Le réseau social est connu pour être un berceau de la propagande pro-russe dans le cadre de la guerre en Ukraine. Un enjeu de taille tandis que Volodymyr Zelensky, président ukrainien, indiquait, à Bruxelles ce 9 février, apprécier la lutte contre la désinformation.

Les géants de la tech doivent coopérer

Les très grandes plateformes en ligne, qui recensent au moins 45 millions d’utilisateurs actifs mensuels, ont été appelées à partager de nombreuses données détaillées sur la manière dont elles traitent les fausses informations et les ingérences étrangères. Si la quasi-totalité d’entre elles ont montré patte blanche, le rapport de Twitter s’est révélé incomplet, dépourvu de renseignements sur ses plans de collaboration avec les organismes de vérification des faits.

En outre, il leur était prié d’expliquer comment elles détectent les campagnes de manipulation étrangères et les arrêtent ; la façon dont elles réduisent la rémunération des acteurs à l’origine de ces actions ; comment elles précisent qu’une publicité est politique et laissent les chercheurs accéder à leurs données. Ces dernières doivent être rapportées pour les 27 pays qui composent l’Union européenne.

« Je suis déçue de voir que le rapport de Twitter est à la traîne comparé aux autres », a déclaré Věra Jourová, vice-présidente de la Commission européenne pour les valeurs et la transparence, relayée par Politico. Elle attend « un engagement plus sérieux vis-à-vis de leurs obligations découlant du code ».

Les licenciements de Twitter mis en cause

Pour Thierry Breton, le commissaire européen au marché intérieur, « il n’est pas surprenant que le degré de qualité varie fortement en fonction des ressources que les entreprises ont allouées à ce projet ». Une grande partie des employés de Twitter s’occupant des questions de confiance et de sécurité ont été licenciés.

Début décembre, Thierry Breton s’était entretenu avec Elon Musk, affirmant que l’Europe serait intransigeante si le réseau social ne respectait pas le DSA. « Il y a encore un énorme travail à faire, car Twitter devra mettre en œuvre des politiques d’utilisation transparentes, renforcer considérablement la modération des contenus et protéger la liberté d’expression, s’attaquer à la désinformation avec détermination et limiter la publicité ciblée », soulignait-il.

Dès septembre 2023, les grandes plateformes en ligne seront sujettes à des enquêtes du régulateur européen. Elles devront prouver qu’elles disposent de modérateurs en Europe pour surveiller le contenu et limiter la diffusion de désinformation. Elles seront également amenées à ouvrir leurs algorithmes. Auquel cas, elles risquent des amendes montant jusqu’à 6 % de leur chiffre d’affaires annuel et une interdiction d’exercice sur le territoire européen.

Le problème russe

Dans un discours tenu le 7 février, Josep Borell, vice-président de la Commission européenne, mettait en avant la nécessité de recherches plus approfondies sur la manière dont les réseaux sociaux sont instrumentalisés pour diffuser la propagande de Moscou. « Nous devons étudier comment elle circule, d’où elle vient et quels en sont les résultats », alertait-il.

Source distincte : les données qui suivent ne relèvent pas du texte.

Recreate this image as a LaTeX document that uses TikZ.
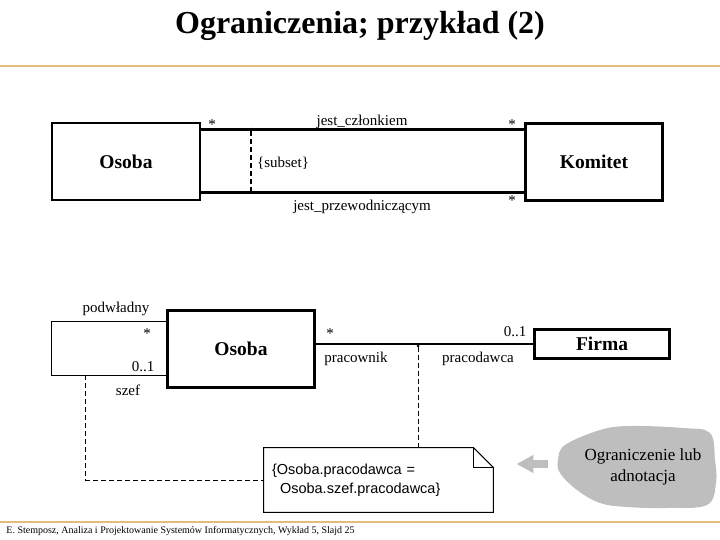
\documentclass[tikz,border=0pt]{standalone}
\usepackage{fontspec}
\setmainfont{Liberation Serif}
\newfontfamily\notefont{Liberation Sans}
\usepackage{tikz}
\usetikzlibrary{arrows, arrows.meta, shapes, positioning, calc}
\definecolor{slideline}{RGB}{228,188,120}
\definecolor{cloudgray}{RGB}{190,190,190}

\begin{document}
\begin{tikzpicture}[x=1pt,y=-1pt,thick,
  cls node/.style={rectangle,draw,line width=2.8pt,inner sep=0pt,
  font=\fontsize{19.5}{22}\selectfont\bfseries},
  lbl/.style={inner sep=0pt,font=\fontsize{15}{17}\selectfont},
  note node/.style={rectangle,inner xsep=8pt,inner ysep=0pt,align=left,
  minimum width=229pt,minimum height=64pt,text width=213pt,
  font=\notefont\fontsize{14.5}{19}\selectfont},
  assoc/.style={line width=2.8pt},
  constraint/.style={line width=1pt,dash pattern=on 5pt off 3pt}]
  \useasboundingbox (0,0) rectangle (720,540);

  \node (title) at (360,26) {\fontsize{32}{36}\selectfont\bfseries Ograniczenia; przykład (2)};
  \draw[slideline, line width=1.5pt] (0,66) -- (720,66);
  \draw[slideline, line width=1.5pt] (0,522) -- (720,522);

  % upper part: two associations with {subset}
  \node[cls node, minimum width=148pt, minimum height=77pt] (Osoba) at (126,161.5) {Osoba};
  \node[cls node, minimum width=137.5pt, minimum height=77.5pt] (Komitet) at (594,162) {Komitet};
  \path (Osoba.north east) ++(0,8) coordinate (o1);
  \path (Osoba.south east) ++(0,-9) coordinate (o2);
  \path[assoc]
    (o1) edge (o1 -| Komitet.west)
    (o2) edge (o2 -| Komitet.west);
  \coordinate (sub1) at ($(o1)+(50,0)$);
  \coordinate (sub2) at (sub1 |- o2);
  \draw[line width=2pt, dash pattern=on 5pt off 3pt] (sub2) -- (sub1);
  \fill (sub1) circle (1.8pt);

  \node[lbl] (m1) at (212,125) {*};
  \node[lbl] (r1) at (362,122) {jest\_członkiem};
  \node[lbl] (m2) at (512,125) {*};
  \node[lbl] (sub) at (283,163) {\{subset\}};
  \node[lbl] (r2) at (362,207) {jest\_przewodniczącym};
  \node[lbl] (m3) at (512,201) {*};

  % lower part: self association and employer
  \node[cls node, minimum width=147.5pt, minimum height=77.5pt] (Osoba2) at (241,349) {Osoba};
  \node[cls node, minimum width=135.5pt, minimum height=29.5pt] (Firma) at (602,344) {Firma};
  \path (Osoba2.north west) ++(0,13) coordinate (sl1);
  \path (Osoba2.south west) ++(0,-14) coordinate (sl2);
  \draw[line width=1pt] (sl1) -- ++(-114,0) |- (sl2);
  \coordinate (szefpt) at ($(sl2)+(-80,0)$);

  \node[lbl] (podw) at (116,309) {podwładny};
  \node[lbl] (m4) at (147,334) {*};
  \node[lbl] (m5) at (143,367) {0..1};
  \node[lbl] (szef) at (128,390) {szef};

  \path[assoc] (Osoba2.east |- Firma.west) edge (Firma.west);
  \coordinate (emp) at ($(Firma.west)!0.53!(Osoba2.east |- Firma.west)$);
  \node[lbl] (m6) at (330,334) {*};
  \node[lbl] (m7) at (515,332) {0..1};
  \node[lbl] (prac) at (356,359) {pracownik};
  \node[lbl] (pracd) at (478,359) {pracodawca};

  \node[note node] (Note) at (378.5,480) {\{Osoba.pracodawca =\\\hspace*{8pt}Osoba.szef.pracodawca\}};
  \draw[line width=1pt] (Note.north west) -- ([xshift=-20pt]Note.north east)
    -- ([yshift=-20pt]Note.north east) -- (Note.south east) -- (Note.south west) -- cycle;
  \draw[line width=1pt] ([xshift=-20pt]Note.north east) |- ([yshift=-20pt]Note.north east);
  \draw[constraint] (Note.north -| emp) -- (emp);
  \fill (emp) ++(0,2) circle (1.5pt);
  \draw[constraint] (szefpt) |- (Note.west);

  % comment cloud
  \fill[cloudgray] plot[smooth cycle, tension=0.6] coordinates {
    (565,445) (600,430) (630,426) (683,428) (710,433) (715,460)
    (716,483) (707,505) (667,508) (627,507) (600,503) (577,490)
    (560,473) (558,460)};
  \node[align=center, inner sep=0pt, font=\fontsize{17}{21}\selectfont] (cloud) at (643,467) {Ograniczenie lub\\adnotacja};
  \coordinate (arr tail) at (548,464);
  \coordinate (arr tip) at ($(Note.east)+(23,-16)$);
  \draw[cloudgray, line width=8pt, -{Triangle[length=17pt,width=17pt]}] (arr tail) -- (arr tip);

  \node[anchor=west, inner sep=0pt, font=\fontsize{10}{12}\selectfont] (footer) at (6,531)
    {E. Stemposz, Analiza i Projektowanie Systemów Informatycznych, Wykład 5, Slajd 25};
\end{tikzpicture}
\end{document}
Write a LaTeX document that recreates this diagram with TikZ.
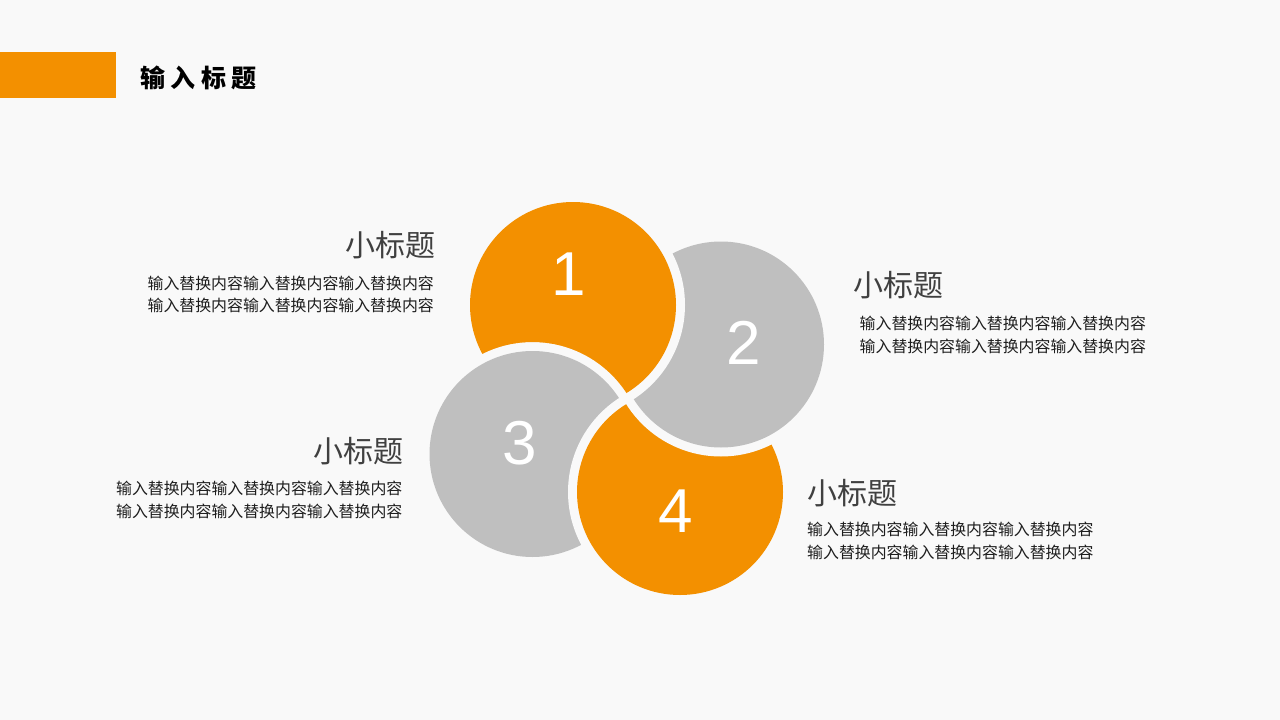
\documentclass[tikz,border=0pt]{standalone}
\usepackage{fontspec}
\setmainfont{Liberation Sans}
\newfontfamily\cjk{Noto Sans CJK SC}
\definecolor{bgc}{HTML}{F9F9F9}
\definecolor{orng}{HTML}{F39000}
\definecolor{gry}{HTML}{BFBFBF}
\definecolor{subc}{HTML}{404040}
\definecolor{bodyc}{HTML}{1E1E1E}
\begin{document}
\begin{tikzpicture}[x=1pt,y=-1pt,
  titletext/.style={inner sep=0pt,font=\cjk\bfseries\fontsize{25}{25}\selectfont\addfontfeature{LetterSpace=22},text=black},
  subtitle/.style={inner sep=0pt,font=\cjk\fontsize{30}{30}\selectfont,text=subc},
  bodytext/.style={inner sep=0pt,font=\cjk\fontsize{15.9}{23}\selectfont,text=bodyc},
  digit/.style={inner sep=0pt,font=\fontsize{62}{62}\selectfont,text=white}]
\useasboundingbox (0,0) rectangle (1280,720);
\fill[bgc] (0,0) rectangle (1280,720);
\fill[orng] (0,52) rectangle (116,97.5);
\node[titletext,anchor=west] (ttl) at (140,77.5) {输入标题};

\coordinate (c1) at (573,305);
\coordinate (c2) at (721,344.5);
\coordinate (c3) at (532.5,454);
\coordinate (c4) at (680,492);

% draw order 1,3,4,2
\fill[bgc] (c1) circle (112pt); \fill[orng] (c1) circle (103pt);
\fill[bgc] (c3) circle (112pt); \fill[gry] (c3) circle (103pt);
\fill[bgc] (c4) circle (112pt); \fill[orng] (c4) circle (103pt);
\fill[bgc] (c2) circle (112pt); \fill[gry] (c2) circle (103pt);
% circle 1 over circle 2 (but still under circle 3)
\begin{scope}[even odd rule]
  \clip (0,0) rectangle (1280,720) (c3) circle (112pt);
  \fill[bgc] (c1) circle (112pt); \fill[orng] (c1) circle (103pt);
\end{scope}

\node[digit] (d1) at (569,274) {1};
\node[digit] (d2) at (743.5,343) {2};
\node[digit] (d3) at (520,443.5) {3};
\node[digit] (d4) at (676,511) {4};

\node[subtitle,anchor=east] (s1) at (436,245.5) {小标题};
\node[bodytext,anchor=east] (b1a) at (434,283) {输入替换内容输入替换内容输入替换内容};
\node[bodytext,anchor=east] (b1b) at (434,305.5) {输入替换内容输入替换内容输入替换内容};

\node[subtitle,anchor=west] (s2) at (853,285.5) {小标题};
\node[bodytext,anchor=west] (b2a) at (859.5,323.5) {输入替换内容输入替换内容输入替换内容};
\node[bodytext,anchor=west] (b2b) at (859.5,346) {输入替换内容输入替换内容输入替换内容};

\node[subtitle,anchor=east] (s3) at (404,451) {小标题};
\node[bodytext,anchor=east] (b3a) at (402.5,488.5) {输入替换内容输入替换内容输入替换内容};
\node[bodytext,anchor=east] (b3b) at (402.5,511) {输入替换内容输入替换内容输入替换内容};

\node[subtitle,anchor=west] (s4) at (807,493) {小标题};
\node[bodytext,anchor=west] (b4a) at (807,529) {输入替换内容输入替换内容输入替换内容};
\node[bodytext,anchor=west] (b4b) at (807,552) {输入替换内容输入替换内容输入替换内容};
\end{tikzpicture}
\end{document}
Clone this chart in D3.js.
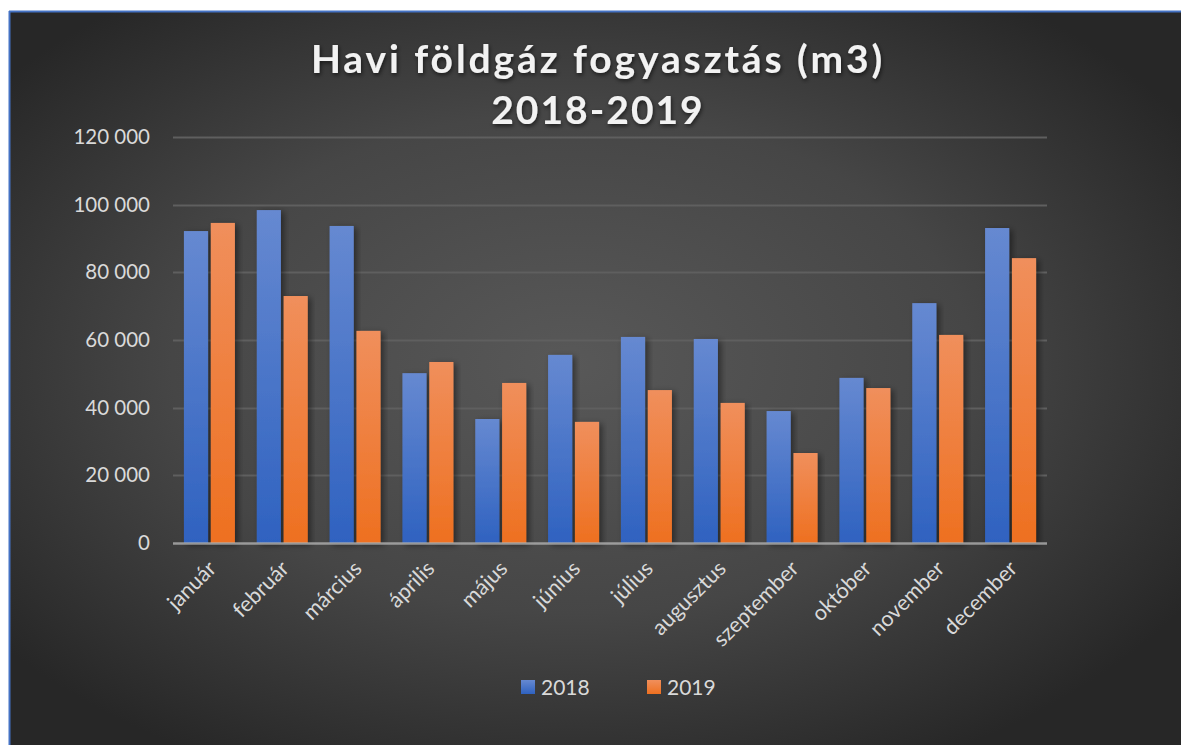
<!DOCTYPE html>
<html>
<head>
<meta charset="utf-8">
<script src="https://cdn.jsdelivr.net/npm/d3@7"></script>
<style>
  html, body { margin: 0; padding: 0; background: #ffffff; }
  svg { display: block; }
</style>
</head>
<body>
<svg id="chart" width="1181" height="745"></svg>
<script>
const months = ["január","február","március","április","május","június","július","augusztus","szeptember","október","november","december"];
const series2018 = [92200, 98400, 93700, 50200, 36650, 55600, 60900, 60300, 39000, 48800, 70900, 93100];
const series2019 = [94600, 73000, 62700, 53500, 47300, 35800, 45200, 41400, 26600, 45800, 61500, 84200];
const seriesNames = ["2018", "2019"];
const yTicks = [0, 20000, 40000, 60000, 80000, 100000, 120000];
const titleLines = ["Havi földgáz fogyasztás (m3)", "2018-2019"];

const svg = d3.select("#chart");
const W = 1181, H = 745;
const defs = svg.append("defs");

// background gradient
const bg = defs.append("radialGradient").attr("id", "bgGrad")
  .attr("cx", "48%").attr("cy", "48%").attr("r", "62%");
bg.append("stop").attr("offset", "0%").attr("stop-color", "#585858");
bg.append("stop").attr("offset", "55%").attr("stop-color", "#464646");
bg.append("stop").attr("offset", "100%").attr("stop-color", "#272727");

const gBlue = defs.append("linearGradient").attr("id", "gBlue").attr("x1", 0).attr("y1", 0).attr("x2", 0).attr("y2", 1);
gBlue.append("stop").attr("offset", "0%").attr("stop-color", "#6689d1");
gBlue.append("stop").attr("offset", "100%").attr("stop-color", "#2f62c0");
const gOrange = defs.append("linearGradient").attr("id", "gOrange").attr("x1", 0).attr("y1", 0).attr("x2", 0).attr("y2", 1);
gOrange.append("stop").attr("offset", "0%").attr("stop-color", "#f08f5c");
gOrange.append("stop").attr("offset", "100%").attr("stop-color", "#ee7020");

const shadow = defs.append("filter").attr("id", "shadow").attr("x", "-30%").attr("y", "-10%").attr("width", "160%").attr("height", "120%");
shadow.append("feDropShadow").attr("dx", 3).attr("dy", 2).attr("stdDeviation", 3)
  .attr("flood-color", "#000").attr("flood-opacity", 0.45);

const tshadow = defs.append("filter").attr("id", "tshadow").attr("x", "-10%").attr("y", "-30%").attr("width", "120%").attr("height", "160%");
tshadow.append("feDropShadow").attr("dx", 1).attr("dy", 2).attr("stdDeviation", 2)
  .attr("flood-color", "#000").attr("flood-opacity", 0.6);

// chart area
svg.append("rect").attr("x", 9).attr("y", 11).attr("width", W - 9).attr("height", H - 11)
  .attr("fill", "url(#bgGrad)");
svg.append("line").attr("x1", 9.5).attr("x2", 9.5).attr("y1", 11).attr("y2", H).attr("stroke", "#4472c4").attr("stroke-width", 2);
svg.append("line").attr("x1", 9).attr("x2", W).attr("y1", 11.5).attr("y2", 11.5).attr("stroke", "#4472c4").attr("stroke-width", 2);

const x0 = 173, x1 = 1047, y0 = 543, y1 = 137;
const x = d3.scaleBand().domain(months).range([x0, x1]).paddingInner(0.3).paddingOuter(0.15);
const xs = d3.scaleBand().domain(seriesNames).range([0, x.bandwidth()]).paddingInner(0.1);
const y = d3.scaleLinear().domain([0, 120000]).range([y0, y1]);

const fmt = v => d3.format(",")(v).replace(/,/g, " ");
const font = "Lato, 'Open Sans', sans-serif";

// gridlines
svg.append("g").selectAll("line").data(yTicks.filter(d => d > 0)).join("line")
  .attr("x1", x0).attr("x2", x1)
  .attr("y1", d => Math.round(y(d)) + 0.5).attr("y2", d => Math.round(y(d)) + 0.5)
  .attr("stroke", "#5f5f5f").attr("stroke-width", 2);

// y axis labels
const yAxis = d3.axisLeft(y).tickValues(yTicks).tickFormat(fmt).tickSize(0).tickPadding(23);
const yg = svg.append("g").attr("transform", `translate(${x0},0)`).call(yAxis);
yg.select(".domain").remove();
yg.selectAll("text").attr("fill", "#d9d9d9").style("font-family", font).style("font-size", "20.5px");

// bars
const data = months.map((m, i) => ({ m, vals: [
  { s: "2018", v: series2018[i], fill: "url(#gBlue)" },
  { s: "2019", v: series2019[i], fill: "url(#gOrange)" } ] }));
const groups = svg.append("g").selectAll("g").data(data).join("g")
  .attr("transform", d => `translate(${x(d.m)},0)`);
groups.selectAll("rect").data(d => d.vals).join("rect")
  .attr("x", d => xs(d.s)).attr("width", xs.bandwidth())
  .attr("y", d => y(d.v)).attr("height", d => y0 - y(d.v))
  .attr("fill", d => d.fill).attr("filter", "url(#shadow)");

// x axis line
svg.append("line").attr("x1", x0).attr("x2", x1).attr("y1", y0 + 0.5).attr("y2", y0 + 0.5)
  .attr("stroke", "#b0b0b0").attr("stroke-opacity", 0.8).attr("stroke-width", 2.5);

// x labels
const xAxis = d3.axisBottom(x).tickSize(0).tickPadding(0);
const xg = svg.append("g").attr("transform", `translate(0,${y0})`).call(xAxis);
xg.select(".domain").remove();
xg.selectAll("text")
  .attr("fill", "#d9d9d9").style("font-family", font).style("font-size", "21.5px")
  .attr("text-anchor", "end").attr("dy", 0).attr("y", 0)
  .attr("transform", "translate(8,27) rotate(-45)");

// title
const title = svg.append("text").attr("x", 598).attr("text-anchor", "middle")
  .attr("fill", "#f2f2f2").style("font-family", font).style("font-size", "39px")
  .style("font-weight", "bold").attr("filter", "url(#tshadow)");
title.selectAll("tspan").data(titleLines).join("tspan")
  .attr("x", 598).attr("y", (d, i) => 73 + i * 51)
  .style("letter-spacing", (d, i) => i === 0 ? "2.9px" : "2px")
  .text(d => d);

// legend
const legendColors = ["url(#gBlue)", "url(#gOrange)"];
const leg = svg.append("g").selectAll("g").data(seriesNames).join("g")
  .attr("transform", (d, i) => `translate(${521 + i * 126},680)`);
leg.append("rect").attr("width", 14).attr("height", 14).attr("fill", (d, i) => legendColors[i]);
leg.append("text").attr("x", 20).attr("y", 14.5).text(d => d)
  .attr("fill", "#d9d9d9").style("font-family", font).style("font-size", "21px");
</script>
</body>
</html>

Twitter est notamment dans la ligne de mire des autorités européennes depuis l’annonce de la fin de l’accès gratuit à son API. D’après eux, cette décision pourrait limiter les recherches des chercheurs sur la désinformation, alors que l’endoctrinement russe grandit sur la plateforme. « Nous avons besoin de plus de transparence et de responsabilité, pas de moins », plaidait Josep Borell, avant d’annoncer que l’Union européenne allait créer une ressource centrale pour recueillir des informations sur les menaces de désinformation et promouvoir le partage des renseignements.